Consequently, the oil market, which was already experiencing a glut, saw prices crash to an 18-year low in March as the two countries engaged in a price war after Russia declined to join OPEC in deepening production cuts, prompting Saudi Arabia to lower prices and increase output.
The country’s financial projections for the year were also compounded by the impact of the COVID-19 pandemic, which has led to the international buyers of the country’s crude oil cutting down on their purchase and consumption, leaving Nigeria’s crude stranded at sea.
But as the prices began to tumble, the Muhammadu Buhari-led government announced some significant changes to its 2020 budget as measures to contain the effect of the outbreak of coronavirus on the nation’s economy.
It outlined a plan to implement a 50 per cent cut in revenue from privatisation proceeds and a review in crude oil benchmark price down to $30, while crude oil production, but kept daily production at 2.18m barrels per day.
With an initial oil benchmark of $57 per barrel in the 2020 budget, the Federal Executive Council was also forced to approve reductions in capital budget by 20 per cent, and 25 per cent cut in recurrent expenditure.
The federal government also adjusted downwards Customs revenue of N1.5 trillion, in anticipation of a significant reduction in economic activities, cut down capital expenditure by 20 per cent across ministries, departments and agencies and also a 25 per cent cut of all government owned enterprises.

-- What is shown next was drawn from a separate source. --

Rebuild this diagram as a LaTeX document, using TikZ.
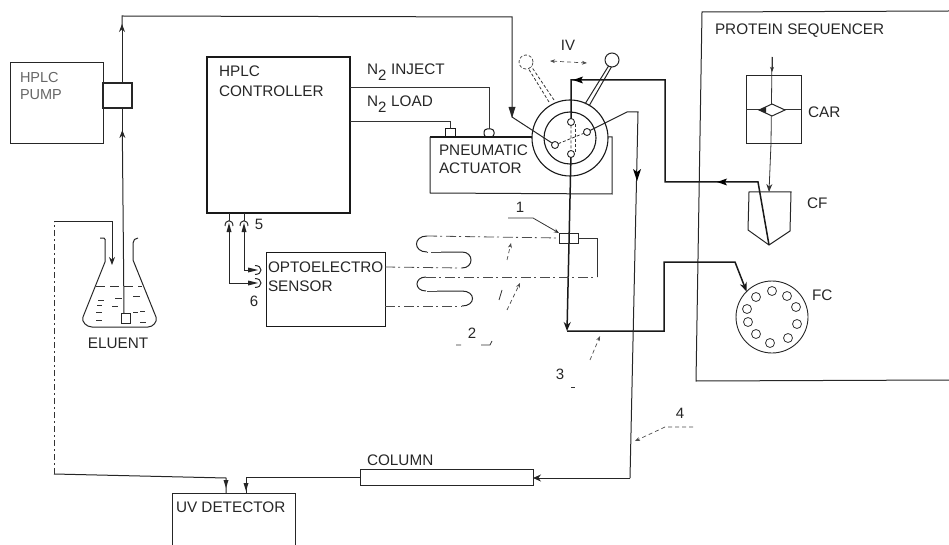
\documentclass[tikz,border=0pt]{standalone}
\usepackage{fontspec}
\setmainfont{Liberation Sans}
\usetikzlibrary{arrows.meta}
\tikzset{
 x=1pt,y=-1pt,
 every node/.style={inner sep=0pt,outer sep=0pt},
 line/.style={line width=1pt,draw=black!85},
 heavy/.style={line width=1.5pt,draw=black!90},
 thin line/.style={line width=0.8pt,draw=black!80},
 faint/.style={line width=0.8pt,draw=black!70,dash pattern=on 10pt off 3pt on 2pt off 4pt},
 dash lead/.style={line width=0.7pt,draw=black!70,dash pattern=on 4pt off 3pt},
 tag/.style={font=\fontsize{15.3}{18}\selectfont,text=black!85,anchor=base west},
 num/.style={font=\fontsize{15}{17}\selectfont,text=black!85},
 tip/.style={-{Stealth[length=8pt,width=6pt]}},
}
\begin{document}
\begin{tikzpicture}
\useasboundingbox (0,0) rectangle (949,545);
% HPLC pump
\node[draw=black!85,line width=1pt,minimum width=93pt,minimum height=81pt,anchor=north west] (pump) at (10,63) {};
\node[tag,text=black!60,align=left,anchor=north west,font=\fontsize{14.5}{17}\selectfont] (pumpt) at (20,72) {HPLC\\PUMP};
\node[draw=black!85,line width=1.2pt,minimum width=29pt,minimum height=25pt,anchor=north west] (pumphead) at (103,83) {};
% flask
\draw[line] (100,238) -- (104,238) to[out=0,in=90] (105,243) -- (105,262) -- (83,317) to[out=-110,in=180] (92,327) -- (148,327) to[out=0,in=-70] (156,317) -- (133,260) -- (133,243) to[out=90,in=180] (138,238);
\draw[thin line,dash pattern=on 9pt off 5pt] (96,286) -- (142,286);
\foreach \a/\b/\c in {98/104/300,115/122/298,133/140/296,96/102/312,112/118/306,133/138/312,96/102/320,140/145/311,140/146/322,97/102/305}{\draw[thin line] (\a,\c) -- (\b,\c);}
\node[draw=black!85,line width=0.9pt,minimum width=9pt,minimum height=10pt,anchor=north west] (filter) at (121,313) {};
\node[tag,anchor=center] (eluent) at (118,343) {ELUENT};
% main tube
\coordinate (toptee) at (122,16);
\coordinate (valvein) at (512,17);
\coordinate (valvebend) at (512,117);
\coordinate (pumpbot) at (122,108);
\coordinate (pumptop) at (122,83);
\draw[line,tip] (124,313) -- (122.3,130);
\draw[line] (122,132) -- (pumpbot);
\draw[line,tip] (pumptop) -- (122,24);
\draw[line] (122,26) -- (toptee) -- (valvein) -- (valvebend);
\fill[black!85] (512,118) -- (508.5,107) -- (515.5,107) -- cycle;
% HPLC controller
\node[draw=black!90,line width=1.1pt,minimum width=143pt,minimum height=156pt,anchor=north west] (ctrl) at (207,57) {};
\node[tag,align=left,anchor=north west] (ctrlt) at (219,66) {HPLC\\[2pt]CONTROLLER};
% Pneumatic actuator
\coordinate (actTL) at (430,137);
\coordinate (actTR) at (533,137);
\coordinate (actR) at (612,137);
\coordinate (actBR) at (612,194);
\coordinate (actBL) at (430,193);
\draw[heavy] (actTL) -- (actTR);
\draw[line] (actTL) -- (actBL) -- (actBR) -- (actR) -- (608,137);
\node[tag,align=left,anchor=north west] (actt) at (439,145) {PNEUMATIC\\ACTUATOR};
\node[draw=black!90,line width=1pt,minimum width=10pt,minimum height=8pt,anchor=south] (k1) at (450,137) {};
\node[draw=black!90,line width=1pt,minimum width=10pt,minimum height=8pt,anchor=south,rounded corners=3pt] (k2) at (489,137) {};
\coordinate (a1) at (489,87);
\coordinate (a2) at (450,121);
\draw[thin line] (ctrl.east|-a1) -- (a1) -- (k2.north);
\draw[thin line] (ctrl.east|-a2) -- (a2) -- (k1.north);
\node[tag,anchor=base west] (inj) at (367,75) {N\textsubscript{\fontsize{15}{15}\selectfont 2} INJECT};
\node[tag,anchor=base west] (load) at (367,107) {N\textsubscript{\fontsize{15}{15}\selectfont 2} LOAD};
% valve
\node[draw=black!90,fill=white,line width=1.1pt,circle,minimum size=76pt] (vo) at (570,138) {};
\node[draw=black!90,line width=1.1pt,circle,minimum size=52pt] (vi) at (570,138) {};
\node[draw=black!85,line width=0.9pt,circle,minimum size=7pt] (pa) at (571,122) {};
\node[draw=black!85,line width=0.9pt,circle,minimum size=7pt] (pb) at (555,145) {};
\node[draw=black!85,line width=0.9pt,circle,minimum size=7pt] (pc) at (587,132) {};
\node[draw=black!85,line width=0.9pt,circle,minimum size=7pt] (pd) at (571,154) {};
\draw[thin line,densely dashed] (pa) -- (pd) (pb) -- (pc);
\draw[thin line,densely dashed] (575,124) -- (575,152);
\draw[line] (valvebend) -- (pb);
% handles
\node[draw=black!85,line width=1pt,circle,minimum size=14pt] (ballr) at (612,60) {};
\node[draw=black!70,line width=0.8pt,circle,densely dashed,minimum size=14pt] (balll) at (526,62) {};
\draw[line] (585,104) -- (ballr.240);
\draw[line] (589,106) -- (ballr.265);
\draw[thin line,densely dashed] (549,102) -- (balll.290);
\draw[thin line,densely dashed] (554,100) -- (balll.320);
\node[num,anchor=center] (iv) at (568,45) {IV};
\coordinate (ivl) at (550,61);
\coordinate (ivr) at (587,63);
\draw[dash lead,{Stealth[length=5pt]}-{Stealth[length=5pt]}] (ivl) -- (ivr);
% Sequencer
\coordinate (seqTL) at (702,12);
\coordinate (seqTR) at (949,11);
\coordinate (seqBL) at (696,381);
\coordinate (seqBR) at (949,380);
\draw[line] (seqTR) -- (seqTL) -- (seqBL) -- (seqBR);
\node[tag,anchor=base west] (seqt) at (715,35) {PROTEIN SEQUENCER};
% CAR
\node[draw=black!85,line width=0.9pt,minimum width=55pt,minimum height=68pt,anchor=north west] (car) at (746,75) {};
\coordinate (cartop) at (772,57);
\coordinate (carbot) at (771,143);
\draw[thin line] (car.west) -- (car.east);
\draw[thin line] (cartop) -- (carbot);
\draw[thin line,-{Stealth[length=5pt,width=4pt]}] (cartop) -- (772,72);
\draw[line,fill=white] (759,110) -- (772,104) -- (785,110) -- (772,116) -- cycle;
\fill[black!85] (759,110) -- (766,107) -- (766,113) -- cycle;
\node[tag,anchor=base west] (cart) at (808,118) {CAR};
% CF
\coordinate (cfin) at (769,192);
\draw[line] (749,192) -- (791,192) -- (790,231) -- (769,245) -- (748,230) -- cycle;
\draw[thin line,tip] (carbot) -- (cfin);
\node[tag,anchor=base west] (cft) at (807,208) {CF};
% FC
\node[draw=black!85,line width=0.9pt,circle,minimum size=72pt] (fc) at (772,317) {};
\foreach \p in {(756,297),(772,291),(787,296),(796,307),(797,324),(788,338),(770,343),(756,334),(748,322),(747,309)}{\draw[thin line] \p circle (4.5);}
\node[tag,anchor=base west] (fct) at (812,300) {FC};
% return from CF to valve
\coordinate (c0) at (769,245);
\coordinate (c1) at (758,182);
\coordinate (c2) at (665,182);
\coordinate (c3) at (665,80);
\coordinate (c4) at (571,80);
\draw[heavy] (c0) -- (c1) -- (c2) -- (c3) -- (c4) -- (pa);
\fill[black] (573,80) -- (583,76.5) -- (581,80) -- (583,83.5) -- cycle;
\fill[black] (717,182) -- (727,178.5) -- (725,182) -- (727,185.5) -- cycle;
% valve down
\coordinate (vd) at (567,331);
\coordinate (e1) at (664,331);
\coordinate (e2) at (664,262);
\coordinate (e3) at (735,262);
\draw[heavy,-{Stealth[length=9pt,width=7pt]}] (pd) -- (vd);
\draw[heavy,-{Stealth[length=9pt,width=7pt]}] (vd) -- (e1) -- (e2) -- (e3) -- (fc.135);
% column
\node[draw=black!85,line width=0.9pt,minimum width=173pt,minimum height=16pt,anchor=north west] (column) at (360,469) {};
\node[tag,anchor=base west] (colt) at (367,465) {COLUMN};
% right port to column
\coordinate (r1) at (627,112);
\coordinate (r2) at (638,112);
\coordinate (r3) at (630,478);
\draw[line] (pc) -- (r1) -- (r2) -- (r3);
\fill[black] (637,181) -- (633,169) -- (637,172) -- (641,169) -- cycle;
\draw[line,-{Stealth[length=8pt,width=7pt]}] (r3) -- (column.east|-r3);
% UV detector
\coordinate (uvBL) at (172,545);
\coordinate (uvTL) at (172,493);
\coordinate (uvTR) at (295,493);
\coordinate (uvBR) at (295,545);
\draw[line] (uvBL) -- (uvTL) -- (uvTR) -- (uvBR);
\node[tag,anchor=base west] (uvt) at (176,512) {UV DETECTOR};
\coordinate (l0) at (112,265);
\coordinate (l1) at (112,222);
\coordinate (l2) at (54,222);
\coordinate (l3) at (54,474);
\coordinate (l4) at (226,478);
\coordinate (l5) at (226,493);
\draw[line] (l5) -- (l4) -- (l3);
\fill[black!85] (226,488) -- (223.5,480) -- (228.5,480) -- cycle;
\draw[thin line,dash pattern=on 6pt off 3pt on 2pt off 3pt] (l3) -- (l2);
\draw[line,tip] (l2) -- (l1) -- (l0);
\coordinate (m0) at (246,477);
\coordinate (m1) at (246,493);
\draw[line] (column.west) -- (m0) -- (m1);
\fill[black!85] (246,491) -- (243.5,483) -- (248.5,483) -- cycle;
% sensor
\node[draw=black!90,line width=1pt,minimum width=119pt,minimum height=74pt,anchor=north west] (opto) at (266,252) {};
\node[tag,align=left,anchor=north west] (optot) at (268,262) {OPTOELECTRO\\[1pt]SENSOR};
\coordinate (s1) at (244,213);
\coordinate (s2) at (229,213);
\coordinate (s3) at (244,270);
\coordinate (s4) at (229,283);
\coordinate (s5) at (254,270);
\coordinate (s6) at (254,283);
\draw[line] (s1) -- (s3) -- (s5);
\draw[line] (s2) -- (s4) -- (s6);
\foreach \q in {244,229}{
 \draw[line,fill=white] (\q-4,226) .. controls (\q-4,219) and (\q+4,219) .. (\q+4,226);
 \fill[black!85] (\q,223) -- (\q-2.5,232) -- (\q+2.5,232) -- cycle;}
\foreach \q in {270,283}{
 \draw[line,fill=white] (255,\q-4.5) .. controls (263,\q-4.5) and (263,\q+4.5) .. (255,\q+4.5);
 \fill[black!85] (258,\q) -- (248,\q-2.5) -- (248,\q+2.5) -- cycle;}
\node[num,anchor=center] (n5) at (259,224) {5};
\node[num,anchor=center] (n6) at (254,301) {6};
% coils
\node[draw=black!85,line width=0.9pt,minimum width=19pt,minimum height=10pt,anchor=north west] (cell) at (559,233) {};
\coordinate (h1) at (597,238);
\coordinate (h2) at (597,277);
\draw[thin line] (cell.east) -- (h1) -- (h2);
\coordinate (o1) at (385,267);
\coordinate (o2) at (385,306);
\draw[faint] (o1) -- (462,268);
\draw[line] (462,268) .. controls (474,268) and (474,252) .. (462,252) -- (441,252);
\draw[faint] (441,252) -- (427,252);
\draw[line] (427,252) .. controls (413,252) and (413,236) .. (427,236);
\draw[faint] (427,236) -- (cell.west);
\draw[faint] (o2) -- (462,306);
\draw[line] (462,306) .. controls (476,306) and (476,291) .. (462,291) -- (437,291);
\draw[faint] (437,291) -- (426,291);
\draw[line] (426,291) .. controls (414,291) and (414,277) .. (426,277);
\draw[faint] (426,277) -- (h2);
% leaders
\node[num,anchor=center] (n1) at (520,207) {1};
\coordinate (ld1) at (508,218);
\coordinate (ld2) at (533,218);
\draw[thin line,-{Stealth[length=5pt,width=4pt]}] (ld1) -- (ld2) -- (cell.north west);
\coordinate (d1) at (507,260);\coordinate (d2) at (511,243);
\coordinate (d3) at (507,310);\coordinate (d4) at (520,283);
\coordinate (d5) at (499,300);\coordinate (d6) at (502,290);
\draw[dash lead,-{Stealth[length=5pt,width=4pt]}] (d1) -- (d2);
\draw[dash lead,-{Stealth[length=5pt,width=4pt]}] (d3) -- (d4);
\draw[thin line] (d5) -- (d6);
\node[num,anchor=center] (n2) at (472,333) {2};
\coordinate (b1) at (456,345);\coordinate (b2) at (461,345);
\coordinate (b3) at (481,345);\coordinate (b4) at (490,345);\coordinate (b5) at (492,341);
\draw[thin line] (b1) -- (b2) (b3) -- (b4) -- (b5);
\node[num,anchor=center] (n3) at (560,374) {3};
\coordinate (t1) at (590,360);\coordinate (t2) at (600,336);
\draw[dash lead,-{Stealth[length=5pt,width=4pt]}] (t1) -- (t2);
\coordinate (b6) at (571,387);\coordinate (b7) at (575,387);
\draw[thin line] (b6) -- (b7);
\node[num,anchor=center] (n4) at (680,413) {4};
\coordinate (f1) at (693,427);\coordinate (f2) at (665,427);\coordinate (f3) at (635,441);
\draw[dash lead,-{Stealth[length=5pt,width=4pt]}] (f1) -- (f2) -- (f3);
\end{tikzpicture}
\end{document}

However, the upswing in the price of crude oil which started on Thursday continued yesterday with Brent crude oil, the international benchmark, climbing as much as 15 percent to $34.42 per barrel while West Texas Intermediate crude oil, the U.S. benchmark, gained as much as 12 percent to $28.31.
There were reports that the alliance was willing to cut production, after President Donald Trump indicated in a tweet that he expected Russia and the Saudis to slash production by about 10 million barrels per day.

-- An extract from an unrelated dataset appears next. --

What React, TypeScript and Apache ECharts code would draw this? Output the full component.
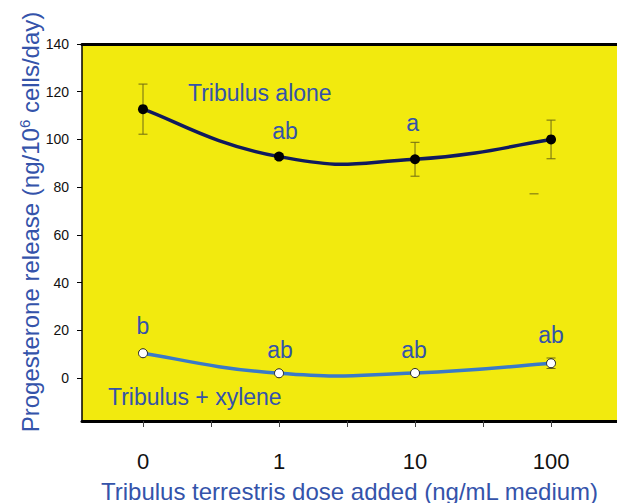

A Reuters report indicated that OPEC and its allies could meet as early as Monday to discuss a production cut amid the coronavirus pandemic.
“US West Texas Intermediate crude surged as much as 13 per cent to $28.56 per barrel after gaining 25 percent on Thursday. International benchmark Brent crude jumped 17 per cent to $34.91 per barrel at its yesterday intraday highs, continuing the previous day’s 21% gain” the report said.
It added that the cut could be around 10 per cent of global supply, citing an OPEC source, although with this week’s gains, oil prices are still down roughly 50 per cent year-to-date.